[begin DATASET CONTENT]
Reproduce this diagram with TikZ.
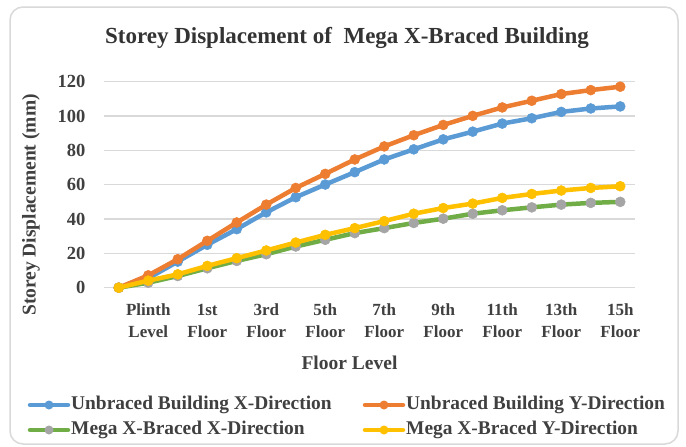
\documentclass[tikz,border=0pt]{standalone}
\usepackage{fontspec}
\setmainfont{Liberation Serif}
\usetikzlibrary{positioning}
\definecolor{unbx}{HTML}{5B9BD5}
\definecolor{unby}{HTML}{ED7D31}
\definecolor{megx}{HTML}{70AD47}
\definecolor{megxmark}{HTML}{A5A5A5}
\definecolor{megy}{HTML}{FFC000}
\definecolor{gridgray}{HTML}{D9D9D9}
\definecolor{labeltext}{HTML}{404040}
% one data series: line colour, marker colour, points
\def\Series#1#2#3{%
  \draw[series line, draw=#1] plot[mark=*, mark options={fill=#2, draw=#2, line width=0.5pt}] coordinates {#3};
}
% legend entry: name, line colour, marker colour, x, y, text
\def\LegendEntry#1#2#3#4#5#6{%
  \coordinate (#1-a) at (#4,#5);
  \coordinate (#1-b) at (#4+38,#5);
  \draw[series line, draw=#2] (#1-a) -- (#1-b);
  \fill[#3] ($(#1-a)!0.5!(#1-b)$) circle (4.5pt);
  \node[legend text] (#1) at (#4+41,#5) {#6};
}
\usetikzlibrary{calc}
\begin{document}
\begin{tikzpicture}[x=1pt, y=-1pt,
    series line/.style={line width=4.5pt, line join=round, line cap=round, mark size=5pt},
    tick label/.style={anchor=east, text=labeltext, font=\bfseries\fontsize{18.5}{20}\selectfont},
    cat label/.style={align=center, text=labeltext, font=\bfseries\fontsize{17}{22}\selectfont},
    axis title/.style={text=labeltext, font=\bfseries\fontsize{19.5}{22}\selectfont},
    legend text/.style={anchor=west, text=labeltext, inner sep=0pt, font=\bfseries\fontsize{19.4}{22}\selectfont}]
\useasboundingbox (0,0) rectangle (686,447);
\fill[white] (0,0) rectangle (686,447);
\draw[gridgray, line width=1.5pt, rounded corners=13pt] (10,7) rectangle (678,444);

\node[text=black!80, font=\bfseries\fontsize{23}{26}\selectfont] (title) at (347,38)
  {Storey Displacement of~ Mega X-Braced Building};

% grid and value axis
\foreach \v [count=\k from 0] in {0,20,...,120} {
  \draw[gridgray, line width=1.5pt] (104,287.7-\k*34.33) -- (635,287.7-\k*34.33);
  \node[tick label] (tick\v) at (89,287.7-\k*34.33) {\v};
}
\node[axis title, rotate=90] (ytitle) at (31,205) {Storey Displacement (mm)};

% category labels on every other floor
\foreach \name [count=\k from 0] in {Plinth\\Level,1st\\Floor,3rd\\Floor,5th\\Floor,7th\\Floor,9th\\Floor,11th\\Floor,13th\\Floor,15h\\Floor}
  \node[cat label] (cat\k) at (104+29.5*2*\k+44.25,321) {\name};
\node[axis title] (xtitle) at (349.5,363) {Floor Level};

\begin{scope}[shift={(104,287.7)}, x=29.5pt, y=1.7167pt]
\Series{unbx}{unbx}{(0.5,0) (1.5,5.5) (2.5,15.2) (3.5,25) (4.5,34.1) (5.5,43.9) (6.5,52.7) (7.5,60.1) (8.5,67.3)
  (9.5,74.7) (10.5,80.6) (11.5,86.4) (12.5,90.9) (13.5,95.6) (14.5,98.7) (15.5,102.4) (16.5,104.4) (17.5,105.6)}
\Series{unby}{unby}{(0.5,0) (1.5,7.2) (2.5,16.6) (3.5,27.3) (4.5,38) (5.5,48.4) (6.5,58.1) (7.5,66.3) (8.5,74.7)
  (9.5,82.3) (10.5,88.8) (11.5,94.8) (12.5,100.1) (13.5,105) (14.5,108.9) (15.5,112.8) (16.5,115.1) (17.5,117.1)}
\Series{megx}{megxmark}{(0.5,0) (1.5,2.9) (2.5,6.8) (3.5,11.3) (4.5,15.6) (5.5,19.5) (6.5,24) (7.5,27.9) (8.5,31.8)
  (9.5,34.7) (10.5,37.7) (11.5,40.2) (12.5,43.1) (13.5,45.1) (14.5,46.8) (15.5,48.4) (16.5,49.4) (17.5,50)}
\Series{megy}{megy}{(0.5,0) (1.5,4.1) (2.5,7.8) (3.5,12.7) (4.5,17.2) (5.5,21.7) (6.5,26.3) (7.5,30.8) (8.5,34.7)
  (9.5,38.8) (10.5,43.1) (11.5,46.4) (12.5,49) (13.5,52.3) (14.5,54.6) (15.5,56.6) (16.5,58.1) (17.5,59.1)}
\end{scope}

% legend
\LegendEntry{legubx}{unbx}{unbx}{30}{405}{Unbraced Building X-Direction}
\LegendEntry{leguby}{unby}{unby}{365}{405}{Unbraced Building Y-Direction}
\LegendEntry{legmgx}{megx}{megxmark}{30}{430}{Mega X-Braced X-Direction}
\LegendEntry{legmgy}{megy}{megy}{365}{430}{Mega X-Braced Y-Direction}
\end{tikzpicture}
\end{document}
[end DATASET CONTENT]
**DIRECTIONS FOR THIS TASK**.
Please write out all of the material above without changing a word, and omit any pictures.

**EXPECTED OUTPUT**.
Reproduce this diagram with TikZ.
\documentclass[tikz,border=0pt]{standalone}
\usepackage{fontspec}
\setmainfont{Liberation Serif}
\usetikzlibrary{positioning}
\definecolor{unbx}{HTML}{5B9BD5}
\definecolor{unby}{HTML}{ED7D31}
\definecolor{megx}{HTML}{70AD47}
\definecolor{megxmark}{HTML}{A5A5A5}
\definecolor{megy}{HTML}{FFC000}
\definecolor{gridgray}{HTML}{D9D9D9}
\definecolor{labeltext}{HTML}{404040}
% one data series: line colour, marker colour, points
\def\Series#1#2#3{%
  \draw[series line, draw=#1] plot[mark=*, mark options={fill=#2, draw=#2, line width=0.5pt}] coordinates {#3};
}
% legend entry: name, line colour, marker colour, x, y, text
\def\LegendEntry#1#2#3#4#5#6{%
  \coordinate (#1-a) at (#4,#5);
  \coordinate (#1-b) at (#4+38,#5);
  \draw[series line, draw=#2] (#1-a) -- (#1-b);
  \fill[#3] ($(#1-a)!0.5!(#1-b)$) circle (4.5pt);
  \node[legend text] (#1) at (#4+41,#5) {#6};
}
\usetikzlibrary{calc}
\begin{document}
\begin{tikzpicture}[x=1pt, y=-1pt,
    series line/.style={line width=4.5pt, line join=round, line cap=round, mark size=5pt},
    tick label/.style={anchor=east, text=labeltext, font=\bfseries\fontsize{18.5}{20}\selectfont},
    cat label/.style={align=center, text=labeltext, font=\bfseries\fontsize{17}{22}\selectfont},
    axis title/.style={text=labeltext, font=\bfseries\fontsize{19.5}{22}\selectfont},
    legend text/.style={anchor=west, text=labeltext, inner sep=0pt, font=\bfseries\fontsize{19.4}{22}\selectfont}]
\useasboundingbox (0,0) rectangle (686,447);
\fill[white] (0,0) rectangle (686,447);
\draw[gridgray, line width=1.5pt, rounded corners=13pt] (10,7) rectangle (678,444);

\node[text=black!80, font=\bfseries\fontsize{23}{26}\selectfont] (title) at (347,38)
  {Storey Displacement of~ Mega X-Braced Building};

% grid and value axis
\foreach \v [count=\k from 0] in {0,20,...,120} {
  \draw[gridgray, line width=1.5pt] (104,287.7-\k*34.33) -- (635,287.7-\k*34.33);
  \node[tick label] (tick\v) at (89,287.7-\k*34.33) {\v};
}
\node[axis title, rotate=90] (ytitle) at (31,205) {Storey Displacement (mm)};

% category labels on every other floor
\foreach \name [count=\k from 0] in {Plinth\\Level,1st\\Floor,3rd\\Floor,5th\\Floor,7th\\Floor,9th\\Floor,11th\\Floor,13th\\Floor,15h\\Floor}
  \node[cat label] (cat\k) at (104+29.5*2*\k+44.25,321) {\name};
\node[axis title] (xtitle) at (349.5,363) {Floor Level};

\begin{scope}[shift={(104,287.7)}, x=29.5pt, y=1.7167pt]
\Series{unbx}{unbx}{(0.5,0) (1.5,5.5) (2.5,15.2) (3.5,25) (4.5,34.1) (5.5,43.9) (6.5,52.7) (7.5,60.1) (8.5,67.3)
  (9.5,74.7) (10.5,80.6) (11.5,86.4) (12.5,90.9) (13.5,95.6) (14.5,98.7) (15.5,102.4) (16.5,104.4) (17.5,105.6)}
\Series{unby}{unby}{(0.5,0) (1.5,7.2) (2.5,16.6) (3.5,27.3) (4.5,38) (5.5,48.4) (6.5,58.1) (7.5,66.3) (8.5,74.7)
  (9.5,82.3) (10.5,88.8) (11.5,94.8) (12.5,100.1) (13.5,105) (14.5,108.9) (15.5,112.8) (16.5,115.1) (17.5,117.1)}
\Series{megx}{megxmark}{(0.5,0) (1.5,2.9) (2.5,6.8) (3.5,11.3) (4.5,15.6) (5.5,19.5) (6.5,24) (7.5,27.9) (8.5,31.8)
  (9.5,34.7) (10.5,37.7) (11.5,40.2) (12.5,43.1) (13.5,45.1) (14.5,46.8) (15.5,48.4) (16.5,49.4) (17.5,50)}
\Series{megy}{megy}{(0.5,0) (1.5,4.1) (2.5,7.8) (3.5,12.7) (4.5,17.2) (5.5,21.7) (6.5,26.3) (7.5,30.8) (8.5,34.7)
  (9.5,38.8) (10.5,43.1) (11.5,46.4) (12.5,49) (13.5,52.3) (14.5,54.6) (15.5,56.6) (16.5,58.1) (17.5,59.1)}
\end{scope}

% legend
\LegendEntry{legubx}{unbx}{unbx}{30}{405}{Unbraced Building X-Direction}
\LegendEntry{leguby}{unby}{unby}{365}{405}{Unbraced Building Y-Direction}
\LegendEntry{legmgx}{megx}{megxmark}{30}{430}{Mega X-Braced X-Direction}
\LegendEntry{legmgy}{megy}{megy}{365}{430}{Mega X-Braced Y-Direction}
\end{tikzpicture}
\end{document}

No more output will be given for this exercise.